Browse Exhibits (5 total)
In the late 1800s, Harrisburg was a rapidly growing city, and it faced some extreme challenges in the last decade of the century. The previous two decades, the 1870s and 1880s, had seen the thriving, health, and growth of the city, but in the 1890s, the city’s situation began to speedily go downhill. There were floods and leaky water pipes, and raw sewage seemed to be omnipresent. Roads needed to be paved, and the threat of disease was constantly lurking in the background. The capitol building burned, and Harrisburgers had to fight to keep Pennsylvania’s capital from moving to Philadelphia. However, though luck did not seem to be with Harrisburg at the close of the nineteenth century, its citizens were aware of their city’s municipal and political challenges, and they had a desire to see their city thrive again. The 1890s were the prelude to the City Beautiful Movement, and at the dawn of the twentieth century, the citizens of Harrisburg, following the lead of other cities across the country, decided it was their turn to beautify their town.
City Beautiful would not have begun, nor would it have had its initial success had it not been for the campaigns for improvement. The first campaign that will be discussed in this section is the Mayoral Race of 1902 Harrisburg. In this, Democrat Vance McCormick was elected and eventually became the most influential mayor of Harrisburg. The second campaign discussed is the campaign for improvements throughout Harrisburg. Starting with the Municipal League of Harrisburg, this section will discuss the proposed improvements for the city made by the Municipal League, including a filtration system for the water supply to eliminate the threat of typhoid, and cleaning up the streets of Harrisburg. Finally, Harmony and Opposition will explore the newspaper battle within Harrisburg at this time. Newspapers, the Municipal League of Harrisburg, and Mayor Vance McCormick all fought for the future of Harrisburg, and the belief that the city could be made beautiful.

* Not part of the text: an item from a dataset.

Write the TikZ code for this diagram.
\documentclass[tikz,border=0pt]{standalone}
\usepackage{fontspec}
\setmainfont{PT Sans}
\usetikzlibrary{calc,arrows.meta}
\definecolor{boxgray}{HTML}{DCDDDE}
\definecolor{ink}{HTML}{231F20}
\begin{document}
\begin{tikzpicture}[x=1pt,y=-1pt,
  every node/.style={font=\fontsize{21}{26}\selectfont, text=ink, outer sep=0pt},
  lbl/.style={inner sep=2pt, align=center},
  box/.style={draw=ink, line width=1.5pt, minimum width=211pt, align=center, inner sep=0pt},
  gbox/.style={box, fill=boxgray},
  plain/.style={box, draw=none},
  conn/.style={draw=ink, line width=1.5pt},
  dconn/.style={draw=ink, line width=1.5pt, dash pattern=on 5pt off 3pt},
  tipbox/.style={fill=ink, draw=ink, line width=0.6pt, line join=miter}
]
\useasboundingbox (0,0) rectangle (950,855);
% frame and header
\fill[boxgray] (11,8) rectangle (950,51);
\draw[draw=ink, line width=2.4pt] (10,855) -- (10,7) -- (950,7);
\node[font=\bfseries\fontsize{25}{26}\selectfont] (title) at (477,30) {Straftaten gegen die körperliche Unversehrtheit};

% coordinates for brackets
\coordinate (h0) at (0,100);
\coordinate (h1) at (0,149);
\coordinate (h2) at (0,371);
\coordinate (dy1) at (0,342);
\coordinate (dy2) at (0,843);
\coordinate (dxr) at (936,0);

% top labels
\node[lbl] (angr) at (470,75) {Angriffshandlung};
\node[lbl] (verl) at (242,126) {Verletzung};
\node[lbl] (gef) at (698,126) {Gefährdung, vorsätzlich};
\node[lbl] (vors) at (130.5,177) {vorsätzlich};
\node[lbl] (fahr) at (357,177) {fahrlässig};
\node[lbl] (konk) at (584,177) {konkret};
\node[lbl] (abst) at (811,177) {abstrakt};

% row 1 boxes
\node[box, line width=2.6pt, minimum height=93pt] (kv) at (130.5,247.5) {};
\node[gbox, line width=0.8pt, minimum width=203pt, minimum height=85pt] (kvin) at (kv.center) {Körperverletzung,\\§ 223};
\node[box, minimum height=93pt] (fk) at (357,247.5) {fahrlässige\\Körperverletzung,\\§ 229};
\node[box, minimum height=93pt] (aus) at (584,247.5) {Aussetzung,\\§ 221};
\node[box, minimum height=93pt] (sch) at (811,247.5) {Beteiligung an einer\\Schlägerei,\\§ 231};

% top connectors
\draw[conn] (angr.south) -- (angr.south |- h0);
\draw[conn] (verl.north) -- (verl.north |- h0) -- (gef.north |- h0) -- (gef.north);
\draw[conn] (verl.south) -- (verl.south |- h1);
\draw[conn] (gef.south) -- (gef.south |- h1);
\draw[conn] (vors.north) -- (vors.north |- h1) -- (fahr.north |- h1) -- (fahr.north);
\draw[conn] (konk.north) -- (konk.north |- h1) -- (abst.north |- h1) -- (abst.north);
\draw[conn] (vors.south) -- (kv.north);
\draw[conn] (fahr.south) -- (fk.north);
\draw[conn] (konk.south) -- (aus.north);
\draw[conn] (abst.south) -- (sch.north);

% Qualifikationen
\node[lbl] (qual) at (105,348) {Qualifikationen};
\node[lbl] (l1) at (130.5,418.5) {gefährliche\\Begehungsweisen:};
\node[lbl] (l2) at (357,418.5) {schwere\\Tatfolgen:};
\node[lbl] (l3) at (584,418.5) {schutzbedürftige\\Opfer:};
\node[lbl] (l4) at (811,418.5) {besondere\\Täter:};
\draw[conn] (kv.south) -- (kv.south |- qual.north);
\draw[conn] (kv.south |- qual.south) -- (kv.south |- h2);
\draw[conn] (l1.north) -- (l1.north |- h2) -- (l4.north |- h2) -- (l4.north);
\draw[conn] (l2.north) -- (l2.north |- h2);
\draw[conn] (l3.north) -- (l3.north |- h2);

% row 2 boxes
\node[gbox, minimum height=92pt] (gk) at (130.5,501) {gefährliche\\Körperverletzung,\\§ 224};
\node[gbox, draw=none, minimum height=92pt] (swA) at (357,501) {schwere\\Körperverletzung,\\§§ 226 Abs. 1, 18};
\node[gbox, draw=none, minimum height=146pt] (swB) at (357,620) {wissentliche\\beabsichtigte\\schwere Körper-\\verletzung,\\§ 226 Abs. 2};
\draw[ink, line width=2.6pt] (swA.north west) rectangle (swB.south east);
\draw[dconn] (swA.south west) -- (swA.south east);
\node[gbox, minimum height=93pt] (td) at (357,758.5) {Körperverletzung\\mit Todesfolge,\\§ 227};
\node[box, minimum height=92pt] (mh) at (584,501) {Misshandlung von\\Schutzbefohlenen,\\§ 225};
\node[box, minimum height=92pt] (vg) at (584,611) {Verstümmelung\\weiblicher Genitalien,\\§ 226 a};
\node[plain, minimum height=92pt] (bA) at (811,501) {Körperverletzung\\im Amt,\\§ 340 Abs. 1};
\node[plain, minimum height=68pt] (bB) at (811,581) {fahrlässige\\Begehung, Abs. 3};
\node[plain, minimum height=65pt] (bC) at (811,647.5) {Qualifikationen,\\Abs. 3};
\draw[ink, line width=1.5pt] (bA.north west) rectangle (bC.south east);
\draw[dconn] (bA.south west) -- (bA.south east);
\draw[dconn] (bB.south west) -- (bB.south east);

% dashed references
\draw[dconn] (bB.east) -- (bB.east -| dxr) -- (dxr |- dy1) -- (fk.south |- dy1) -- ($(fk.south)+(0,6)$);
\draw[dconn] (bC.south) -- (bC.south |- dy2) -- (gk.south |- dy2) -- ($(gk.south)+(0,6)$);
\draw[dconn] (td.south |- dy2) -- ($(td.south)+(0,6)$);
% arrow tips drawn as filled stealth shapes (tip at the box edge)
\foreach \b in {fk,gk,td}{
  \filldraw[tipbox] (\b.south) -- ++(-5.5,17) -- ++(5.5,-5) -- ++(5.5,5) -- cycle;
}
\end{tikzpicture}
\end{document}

Viewed in retrospect, the campaign for beauty and improvement appeared to be a result of the city’s social harmony, as though the entire people united in their support for the bond issue that funded the city’s improvements. As Wilson argued in his chapter on Harrisburg’s successful city beautiful movement (1989: 134-139), two-thirds of the population of the city voted in favor of the bonds. Yet, certain wards were more in favor of the improvements than others, which raises the question why some parts of Harrisburg’s population voted against improvements while others voted in favor. In this exhibit, we highlight the social diversity and homogenity of the population in 1900 by tabulating the data of the United States census, which we digitized from the original records presented in Ancestry. We show that support and opposition for the bonds varied considerably at the level of ward and precinct. We use two case studies—two wards strongly in favor of the bond issue, and two wards strongly against it—to explore how the population voted the way it did. The demographic data shows complex patterns of social and ethnic diversity underlying the apparent homogeneity of Harrisburg’s population in 1900.

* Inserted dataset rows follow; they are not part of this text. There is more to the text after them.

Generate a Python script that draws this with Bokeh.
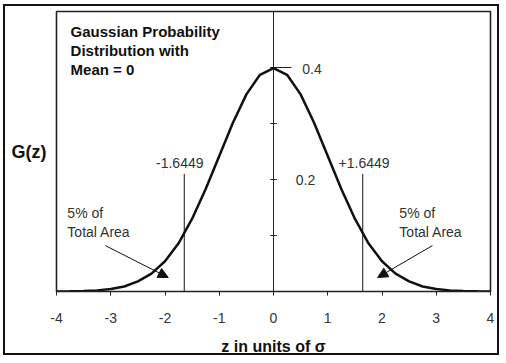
from bokeh.plotting import figure
from bokeh.models import Range1d, FixedTicker, Span, Arrow, NormalHead
from bokeh.core.properties import value
from bokeh.embed import file_html
from bokeh.resources import INLINE

# ---- data ----
z = [-4.0, -3.75, -3.5, -3.25, -3.0, -2.75, -2.5, -2.25, -2.0, -1.75, -1.5, -1.25,
     -1.0, -0.75, -0.5, -0.25, 0.0, 0.25, 0.5, 0.75, 1.0, 1.25, 1.5, 1.75,
     2.0, 2.25, 2.5, 2.75, 3.0, 3.25, 3.5, 3.75, 4.0]
g = [0.0001, 0.0004, 0.0009, 0.002, 0.0044, 0.009, 0.018, 0.032, 0.054, 0.086, 0.130, 0.183,
     0.242, 0.301, 0.352, 0.387, 0.399, 0.387, 0.352, 0.301, 0.242, 0.183, 0.130, 0.086,
     0.054, 0.032, 0.018, 0.009, 0.0044, 0.002, 0.0009, 0.0004, 0.0001]
x_ticks = [-4, -3, -2, -1, 0, 1, 2, 3, 4]
x_tick_labels = ["-4", "-3", "-2", "-1", "0", "1", "2", "3", "4"]
y_ticks = [0.1, 0.2, 0.3, 0.4]
y_tick_labels = ["0.2", "0.4"]
crit_z = [-1.6449, 1.6449]
crit_top = [0.21, 0.21]
crit_labels = ["-1.6449", "+1.6449"]
title_lines = ["Gaussian Probability", "Distribution with", "Mean = 0"]
area_lines = ["5% of", "Total Area"]
y_title = "G(z)"
x_title = "z in units of σ"

FONT = "Liberation Sans"

p = figure(width=496, height=351, output_backend="svg", toolbar_location=None,
           x_range=Range1d(-4, 4), y_range=Range1d(0, 0.5),
           min_border_left=51, min_border_right=11, min_border_top=5, min_border_bottom=64,
           styles={"border": "2px solid #111111", "margin-left": "3px", "margin-top": "4px"})
p.grid.visible = False
p.background_fill_color = "white"
p.border_fill_color = "white"
p.outline_line_color = "#222222"
p.outline_line_width = 1.6

ax = p.xaxis[0]
ax.ticker = FixedTicker(ticks=x_ticks)
ax.major_label_overrides = dict(zip(x_ticks, x_tick_labels))
ax.major_tick_out = 4
ax.major_tick_in = 0
ax.minor_tick_line_color = None
ax.axis_line_color = "#222222"
ax.major_tick_line_color = "#222222"
ax.major_label_text_font = FONT
ax.major_label_text_font_size = "14px"
ax.major_label_text_color = "#333333"
ax.major_label_standoff = 17
ax.axis_label = x_title
ax.axis_label_text_font = FONT
ax.axis_label_text_font_size = "16px"
ax.axis_label_text_font_style = "bold"
ax.axis_label_text_color = "#111111"
ax.axis_label_standoff = 12

yax = p.yaxis[0]
yax.ticker = FixedTicker(ticks=[])
yax.axis_line_color = None
yax.major_tick_line_color = None
yax.minor_tick_line_color = None
yax.axis_label = y_title
yax.axis_label_orientation = "horizontal"
yax.axis_label_text_font = FONT
yax.axis_label_text_font_size = "18px"
yax.axis_label_text_font_style = "bold"
yax.axis_label_text_color = "#111111"
yax.axis_label_standoff = 10

# central vertical axis
p.add_layout(Span(location=0, dimension="height", line_color="#222222", line_width=1))
p.segment(x0=[-0.06] * len(y_ticks), x1=[0.06] * 3 + [0.33], y0=y_ticks, y1=y_ticks,
          line_color="#222222", line_width=1)
p.text(x=[0.41, 0.53], y=[0.199, 0.398], text=y_tick_labels, text_font=value(FONT),
       text_font_size="14px", text_color="#333333", text_baseline="middle", text_align="left")

# gaussian curve
p.line(z, g, line_color="#111111", line_width=2.5)

# critical lines
p.segment(x0=crit_z, x1=crit_z, y0=[0, 0], y1=crit_top, line_color="#111111", line_width=1)
p.text(x=[-1.29], y=[0.229], text=[crit_labels[0]], text_font=value(FONT), text_font_size="14px",
       text_color="#333333", text_baseline="middle", text_align="right")
p.text(x=[1.20], y=[0.229], text=[crit_labels[1]], text_font=value(FONT), text_font_size="14px",
       text_color="#333333", text_baseline="middle", text_align="left")

# title lines
p.text(x=[-3.74] * 3, y=[0.464, 0.430, 0.397], text=title_lines, text_font=value(FONT),
       text_font_size="15px", text_font_style="bold", text_color="#111111",
       text_baseline="middle", text_align="left")

# area labels
p.text(x=[-3.80, -3.80, 2.32, 2.32], y=[0.141, 0.107, 0.141, 0.107],
       text=area_lines + area_lines, text_font=value(FONT), text_font_size="14px",
       text_color="#333333", text_baseline="middle", text_align="left")

# arrows
for (x0, y0, x1, y1) in [(-3.10, 0.082, -1.94, 0.025), (2.93, 0.082, 1.92, 0.025)]:
    p.add_layout(Arrow(x_start=x0, y_start=y0, x_end=x1, y_end=y1, line_color="#111111",
                       line_width=1, end=NormalHead(size=10, fill_color="#111111",
                                                    line_color="#111111")))

open("out.html", "w").write(file_html(p, INLINE))
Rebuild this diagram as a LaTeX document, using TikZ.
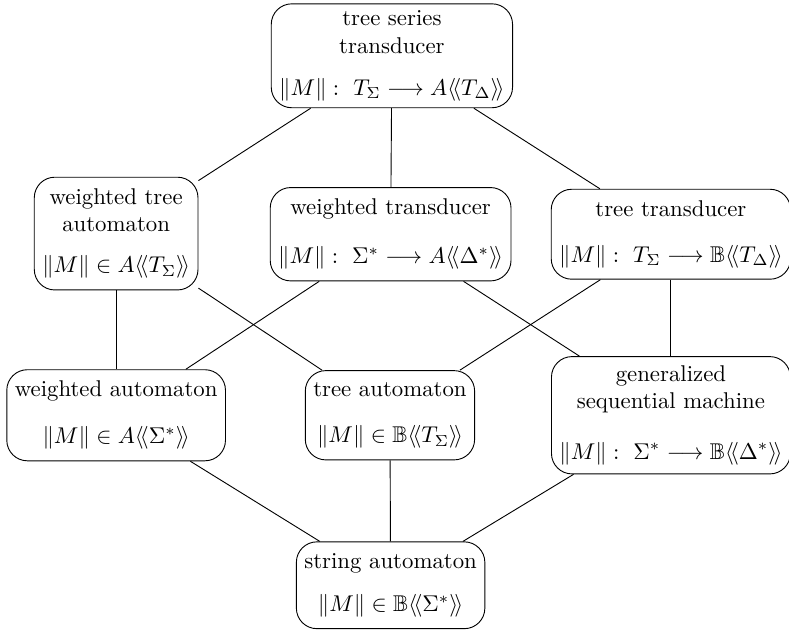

During the early twentieth century, the city of Harrisburg had poorly paved streets, buildings that lacked proper foundation, and a lack of parks. Additionally, the Susquehanna River had faulty sanitation supplies, and the river steps leading to the entrance of Harrisburg was demolished. As a result of these deficiencies, the city Beautiful Movement promoted the improvement and beautification of these areas. During the implantation of these improvements, Harrisburg's new landscape emerged with the help of J Horace McFarland, Mira Lloyd Dock, and Warren Manning. Capitol Park was expanded, concrete steps by a walkway defined the riverfront park, and sanitation levels improved. Additionally, streets were paved and installed with sidewalks, playgrounds were implemented, forests were grown, and historical buildings and landmarks were preserved.
The City Beautiful Movement needed help from people with a vision to pioneer the project. City elites such as Mira Lloyd Dock, J. Horace McFarland, and members of the city’s Civic Club were key players in the initiation and implementation of city reforms. Mira Lloyd Dock, a prominient city member, travelled to Europe in 1899. There, she was inspired to make improvements to her own city. In December of 1900, Dock gave a speech that would help bring City Beautiful into existence. Dock then founded the Civic Club, an organization dedicated to improving and beautifying Harrisburg. Dock’s friend and colleague, J. Horace McFarland, was secretary of the Municipal League and resided as President over the American Civic Association. His interest in plants and nature helped lead him to urban reform. The contributions of Mira Lloyd Dock, the Civic Club, and J. Horace McFarland were vital to the City Beautiful Movement.